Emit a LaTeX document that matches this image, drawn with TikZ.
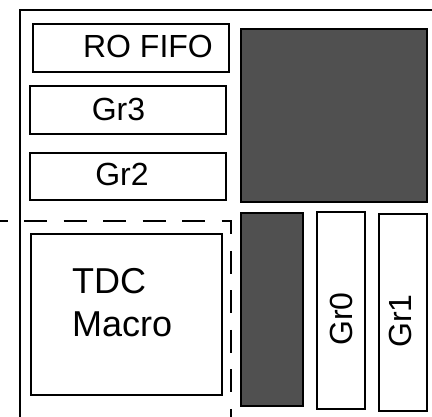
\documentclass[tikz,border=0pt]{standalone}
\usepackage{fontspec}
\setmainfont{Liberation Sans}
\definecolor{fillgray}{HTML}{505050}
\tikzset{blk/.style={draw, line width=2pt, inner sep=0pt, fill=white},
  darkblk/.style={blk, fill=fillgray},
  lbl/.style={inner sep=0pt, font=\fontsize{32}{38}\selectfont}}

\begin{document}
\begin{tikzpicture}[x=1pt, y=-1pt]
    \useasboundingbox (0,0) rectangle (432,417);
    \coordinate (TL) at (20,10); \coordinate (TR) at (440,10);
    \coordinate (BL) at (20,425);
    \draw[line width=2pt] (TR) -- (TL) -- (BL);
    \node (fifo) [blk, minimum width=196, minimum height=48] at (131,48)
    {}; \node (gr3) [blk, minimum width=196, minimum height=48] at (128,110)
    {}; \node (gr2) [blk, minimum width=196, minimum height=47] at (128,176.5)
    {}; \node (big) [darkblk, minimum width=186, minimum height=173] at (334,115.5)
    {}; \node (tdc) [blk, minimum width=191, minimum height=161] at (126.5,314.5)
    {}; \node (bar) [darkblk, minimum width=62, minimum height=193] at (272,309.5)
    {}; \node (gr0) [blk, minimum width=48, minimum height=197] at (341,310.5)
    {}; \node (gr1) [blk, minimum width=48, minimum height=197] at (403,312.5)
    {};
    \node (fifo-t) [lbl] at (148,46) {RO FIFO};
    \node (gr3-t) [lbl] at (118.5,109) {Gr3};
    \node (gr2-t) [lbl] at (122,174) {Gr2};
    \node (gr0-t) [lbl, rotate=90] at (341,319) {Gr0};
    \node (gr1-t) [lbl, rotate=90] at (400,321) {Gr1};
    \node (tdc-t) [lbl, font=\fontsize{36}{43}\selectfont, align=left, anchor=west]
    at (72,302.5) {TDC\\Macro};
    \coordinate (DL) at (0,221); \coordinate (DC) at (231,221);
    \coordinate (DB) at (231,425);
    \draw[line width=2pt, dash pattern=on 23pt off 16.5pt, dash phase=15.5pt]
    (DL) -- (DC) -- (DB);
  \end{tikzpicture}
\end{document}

● ● ● ● ● ● ●

# What is being asked:
Reproduce the whole listing word for word, setting aside any pictures.

# Solution to this task:
Emit a LaTeX document that matches this image, drawn with TikZ.
\documentclass[tikz,border=0pt]{standalone}
\usepackage{fontspec}
\setmainfont{Liberation Sans}
\definecolor{fillgray}{HTML}{505050}
\tikzset{blk/.style={draw, line width=2pt, inner sep=0pt, fill=white},
  darkblk/.style={blk, fill=fillgray},
  lbl/.style={inner sep=0pt, font=\fontsize{32}{38}\selectfont}}

\begin{document}
\begin{tikzpicture}[x=1pt, y=-1pt]
    \useasboundingbox (0,0) rectangle (432,417);
    \coordinate (TL) at (20,10); \coordinate (TR) at (440,10);
    \coordinate (BL) at (20,425);
    \draw[line width=2pt] (TR) -- (TL) -- (BL);
    \node (fifo) [blk, minimum width=196, minimum height=48] at (131,48)
    {}; \node (gr3) [blk, minimum width=196, minimum height=48] at (128,110)
    {}; \node (gr2) [blk, minimum width=196, minimum height=47] at (128,176.5)
    {}; \node (big) [darkblk, minimum width=186, minimum height=173] at (334,115.5)
    {}; \node (tdc) [blk, minimum width=191, minimum height=161] at (126.5,314.5)
    {}; \node (bar) [darkblk, minimum width=62, minimum height=193] at (272,309.5)
    {}; \node (gr0) [blk, minimum width=48, minimum height=197] at (341,310.5)
    {}; \node (gr1) [blk, minimum width=48, minimum height=197] at (403,312.5)
    {};
    \node (fifo-t) [lbl] at (148,46) {RO FIFO};
    \node (gr3-t) [lbl] at (118.5,109) {Gr3};
    \node (gr2-t) [lbl] at (122,174) {Gr2};
    \node (gr0-t) [lbl, rotate=90] at (341,319) {Gr0};
    \node (gr1-t) [lbl, rotate=90] at (400,321) {Gr1};
    \node (tdc-t) [lbl, font=\fontsize{36}{43}\selectfont, align=left, anchor=west]
    at (72,302.5) {TDC\\Macro};
    \coordinate (DL) at (0,221); \coordinate (DC) at (231,221);
    \coordinate (DB) at (231,425);
    \draw[line width=2pt, dash pattern=on 23pt off 16.5pt, dash phase=15.5pt]
    (DL) -- (DC) -- (DB);
  \end{tikzpicture}
\end{document}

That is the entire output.